### Task goal
An exact copy of the records is required, minus the pictures they hold.
-- start The records --
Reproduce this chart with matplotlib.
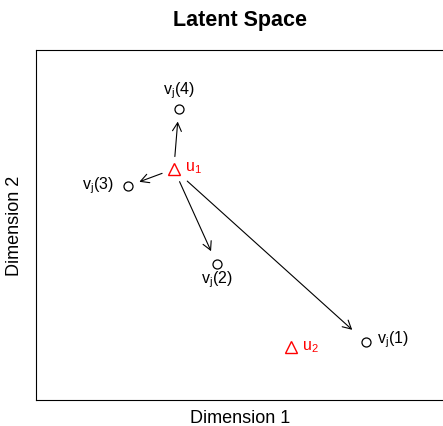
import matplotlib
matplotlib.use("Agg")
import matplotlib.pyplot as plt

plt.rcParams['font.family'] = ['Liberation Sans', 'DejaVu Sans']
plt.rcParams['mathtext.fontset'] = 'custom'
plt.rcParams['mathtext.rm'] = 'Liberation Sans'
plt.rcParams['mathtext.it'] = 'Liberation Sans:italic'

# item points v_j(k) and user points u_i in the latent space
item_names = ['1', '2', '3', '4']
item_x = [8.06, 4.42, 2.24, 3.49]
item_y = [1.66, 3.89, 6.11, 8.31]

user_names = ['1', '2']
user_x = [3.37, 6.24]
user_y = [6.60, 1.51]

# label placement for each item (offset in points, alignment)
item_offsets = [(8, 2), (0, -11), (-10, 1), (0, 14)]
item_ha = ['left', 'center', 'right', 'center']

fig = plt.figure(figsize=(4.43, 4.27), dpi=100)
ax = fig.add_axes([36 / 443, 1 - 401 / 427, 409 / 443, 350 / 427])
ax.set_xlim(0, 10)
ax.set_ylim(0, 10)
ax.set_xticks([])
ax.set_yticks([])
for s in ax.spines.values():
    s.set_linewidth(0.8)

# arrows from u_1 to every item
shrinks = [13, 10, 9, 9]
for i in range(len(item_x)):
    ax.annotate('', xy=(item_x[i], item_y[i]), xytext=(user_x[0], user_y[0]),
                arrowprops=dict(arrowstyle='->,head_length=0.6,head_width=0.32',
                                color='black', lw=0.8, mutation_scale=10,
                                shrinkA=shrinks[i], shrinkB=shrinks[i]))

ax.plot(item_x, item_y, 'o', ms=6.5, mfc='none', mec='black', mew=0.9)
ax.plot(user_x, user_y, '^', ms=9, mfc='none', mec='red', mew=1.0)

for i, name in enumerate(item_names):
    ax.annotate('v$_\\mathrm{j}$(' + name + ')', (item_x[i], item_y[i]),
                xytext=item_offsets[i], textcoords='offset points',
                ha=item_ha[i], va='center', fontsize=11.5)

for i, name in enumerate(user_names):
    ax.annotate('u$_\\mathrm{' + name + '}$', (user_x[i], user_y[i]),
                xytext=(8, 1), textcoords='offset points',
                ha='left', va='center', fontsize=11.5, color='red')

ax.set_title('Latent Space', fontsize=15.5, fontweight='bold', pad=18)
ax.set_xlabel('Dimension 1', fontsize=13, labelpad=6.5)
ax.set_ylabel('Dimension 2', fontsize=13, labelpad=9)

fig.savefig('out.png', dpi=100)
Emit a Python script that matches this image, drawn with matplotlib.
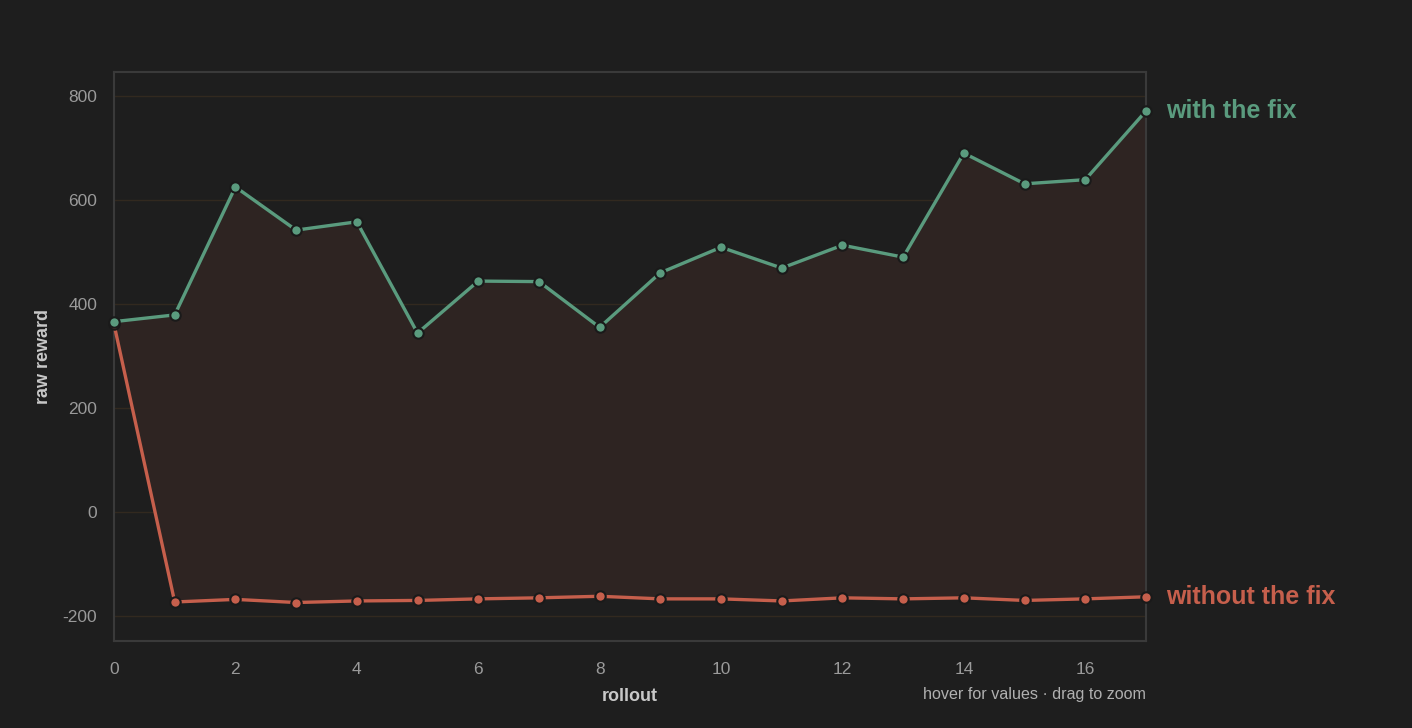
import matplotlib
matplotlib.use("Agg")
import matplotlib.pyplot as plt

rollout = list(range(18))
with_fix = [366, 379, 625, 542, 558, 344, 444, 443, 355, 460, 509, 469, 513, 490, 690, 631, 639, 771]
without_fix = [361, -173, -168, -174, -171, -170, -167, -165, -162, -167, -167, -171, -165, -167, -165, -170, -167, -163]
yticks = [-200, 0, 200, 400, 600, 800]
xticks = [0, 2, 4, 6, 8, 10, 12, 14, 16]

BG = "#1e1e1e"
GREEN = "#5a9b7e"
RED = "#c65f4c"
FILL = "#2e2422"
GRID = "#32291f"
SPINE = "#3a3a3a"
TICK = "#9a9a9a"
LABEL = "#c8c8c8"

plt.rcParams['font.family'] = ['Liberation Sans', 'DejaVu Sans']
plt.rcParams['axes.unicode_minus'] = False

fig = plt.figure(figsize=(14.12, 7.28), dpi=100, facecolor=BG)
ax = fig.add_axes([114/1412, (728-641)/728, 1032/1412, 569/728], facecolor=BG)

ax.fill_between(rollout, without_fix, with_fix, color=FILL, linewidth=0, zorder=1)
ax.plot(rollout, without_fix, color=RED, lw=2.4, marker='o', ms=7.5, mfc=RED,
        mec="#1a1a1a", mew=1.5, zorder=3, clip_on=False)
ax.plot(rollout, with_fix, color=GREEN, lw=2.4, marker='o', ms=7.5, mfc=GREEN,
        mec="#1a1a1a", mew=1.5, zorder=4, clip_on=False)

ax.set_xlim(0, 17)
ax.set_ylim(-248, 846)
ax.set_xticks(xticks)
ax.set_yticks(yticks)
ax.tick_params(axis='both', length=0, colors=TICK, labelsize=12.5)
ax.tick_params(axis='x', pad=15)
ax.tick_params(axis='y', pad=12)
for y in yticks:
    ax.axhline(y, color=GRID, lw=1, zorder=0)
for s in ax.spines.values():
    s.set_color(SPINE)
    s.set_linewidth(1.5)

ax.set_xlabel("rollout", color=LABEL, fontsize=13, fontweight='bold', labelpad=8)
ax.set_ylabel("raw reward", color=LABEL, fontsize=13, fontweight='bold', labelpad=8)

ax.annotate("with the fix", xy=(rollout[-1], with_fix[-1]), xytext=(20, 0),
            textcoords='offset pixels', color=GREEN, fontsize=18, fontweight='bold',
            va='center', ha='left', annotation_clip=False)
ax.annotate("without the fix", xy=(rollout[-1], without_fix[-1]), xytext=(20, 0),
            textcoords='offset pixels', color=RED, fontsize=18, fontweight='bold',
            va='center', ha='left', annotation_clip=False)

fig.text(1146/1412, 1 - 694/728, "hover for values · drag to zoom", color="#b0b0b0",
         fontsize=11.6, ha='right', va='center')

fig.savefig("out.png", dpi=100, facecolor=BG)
-- end The records --
### Written answer
Reproduce this chart with matplotlib.
import matplotlib
matplotlib.use("Agg")
import matplotlib.pyplot as plt

plt.rcParams['font.family'] = ['Liberation Sans', 'DejaVu Sans']
plt.rcParams['mathtext.fontset'] = 'custom'
plt.rcParams['mathtext.rm'] = 'Liberation Sans'
plt.rcParams['mathtext.it'] = 'Liberation Sans:italic'

# item points v_j(k) and user points u_i in the latent space
item_names = ['1', '2', '3', '4']
item_x = [8.06, 4.42, 2.24, 3.49]
item_y = [1.66, 3.89, 6.11, 8.31]

user_names = ['1', '2']
user_x = [3.37, 6.24]
user_y = [6.60, 1.51]

# label placement for each item (offset in points, alignment)
item_offsets = [(8, 2), (0, -11), (-10, 1), (0, 14)]
item_ha = ['left', 'center', 'right', 'center']

fig = plt.figure(figsize=(4.43, 4.27), dpi=100)
ax = fig.add_axes([36 / 443, 1 - 401 / 427, 409 / 443, 350 / 427])
ax.set_xlim(0, 10)
ax.set_ylim(0, 10)
ax.set_xticks([])
ax.set_yticks([])
for s in ax.spines.values():
    s.set_linewidth(0.8)

# arrows from u_1 to every item
shrinks = [13, 10, 9, 9]
for i in range(len(item_x)):
    ax.annotate('', xy=(item_x[i], item_y[i]), xytext=(user_x[0], user_y[0]),
                arrowprops=dict(arrowstyle='->,head_length=0.6,head_width=0.32',
                                color='black', lw=0.8, mutation_scale=10,
                                shrinkA=shrinks[i], shrinkB=shrinks[i]))

ax.plot(item_x, item_y, 'o', ms=6.5, mfc='none', mec='black', mew=0.9)
ax.plot(user_x, user_y, '^', ms=9, mfc='none', mec='red', mew=1.0)

for i, name in enumerate(item_names):
    ax.annotate('v$_\\mathrm{j}$(' + name + ')', (item_x[i], item_y[i]),
                xytext=item_offsets[i], textcoords='offset points',
                ha=item_ha[i], va='center', fontsize=11.5)

for i, name in enumerate(user_names):
    ax.annotate('u$_\\mathrm{' + name + '}$', (user_x[i], user_y[i]),
                xytext=(8, 1), textcoords='offset points',
                ha='left', va='center', fontsize=11.5, color='red')

ax.set_title('Latent Space', fontsize=15.5, fontweight='bold', pad=18)
ax.set_xlabel('Dimension 1', fontsize=13, labelpad=6.5)
ax.set_ylabel('Dimension 2', fontsize=13, labelpad=9)

fig.savefig('out.png', dpi=100)
Emit a Python script that matches this image, drawn with matplotlib.
import matplotlib
matplotlib.use("Agg")
import matplotlib.pyplot as plt

rollout = list(range(18))
with_fix = [366, 379, 625, 542, 558, 344, 444, 443, 355, 460, 509, 469, 513, 490, 690, 631, 639, 771]
without_fix = [361, -173, -168, -174, -171, -170, -167, -165, -162, -167, -167, -171, -165, -167, -165, -170, -167, -163]
yticks = [-200, 0, 200, 400, 600, 800]
xticks = [0, 2, 4, 6, 8, 10, 12, 14, 16]

BG = "#1e1e1e"
GREEN = "#5a9b7e"
RED = "#c65f4c"
FILL = "#2e2422"
GRID = "#32291f"
SPINE = "#3a3a3a"
TICK = "#9a9a9a"
LABEL = "#c8c8c8"

plt.rcParams['font.family'] = ['Liberation Sans', 'DejaVu Sans']
plt.rcParams['axes.unicode_minus'] = False

fig = plt.figure(figsize=(14.12, 7.28), dpi=100, facecolor=BG)
ax = fig.add_axes([114/1412, (728-641)/728, 1032/1412, 569/728], facecolor=BG)

ax.fill_between(rollout, without_fix, with_fix, color=FILL, linewidth=0, zorder=1)
ax.plot(rollout, without_fix, color=RED, lw=2.4, marker='o', ms=7.5, mfc=RED,
        mec="#1a1a1a", mew=1.5, zorder=3, clip_on=False)
ax.plot(rollout, with_fix, color=GREEN, lw=2.4, marker='o', ms=7.5, mfc=GREEN,
        mec="#1a1a1a", mew=1.5, zorder=4, clip_on=False)

ax.set_xlim(0, 17)
ax.set_ylim(-248, 846)
ax.set_xticks(xticks)
ax.set_yticks(yticks)
ax.tick_params(axis='both', length=0, colors=TICK, labelsize=12.5)
ax.tick_params(axis='x', pad=15)
ax.tick_params(axis='y', pad=12)
for y in yticks:
    ax.axhline(y, color=GRID, lw=1, zorder=0)
for s in ax.spines.values():
    s.set_color(SPINE)
    s.set_linewidth(1.5)

ax.set_xlabel("rollout", color=LABEL, fontsize=13, fontweight='bold', labelpad=8)
ax.set_ylabel("raw reward", color=LABEL, fontsize=13, fontweight='bold', labelpad=8)

ax.annotate("with the fix", xy=(rollout[-1], with_fix[-1]), xytext=(20, 0),
            textcoords='offset pixels', color=GREEN, fontsize=18, fontweight='bold',
            va='center', ha='left', annotation_clip=False)
ax.annotate("without the fix", xy=(rollout[-1], without_fix[-1]), xytext=(20, 0),
            textcoords='offset pixels', color=RED, fontsize=18, fontweight='bold',
            va='center', ha='left', annotation_clip=False)

fig.text(1146/1412, 1 - 694/728, "hover for values · drag to zoom", color="#b0b0b0",
         fontsize=11.6, ha='right', va='center')

fig.savefig("out.png", dpi=100, facecolor=BG)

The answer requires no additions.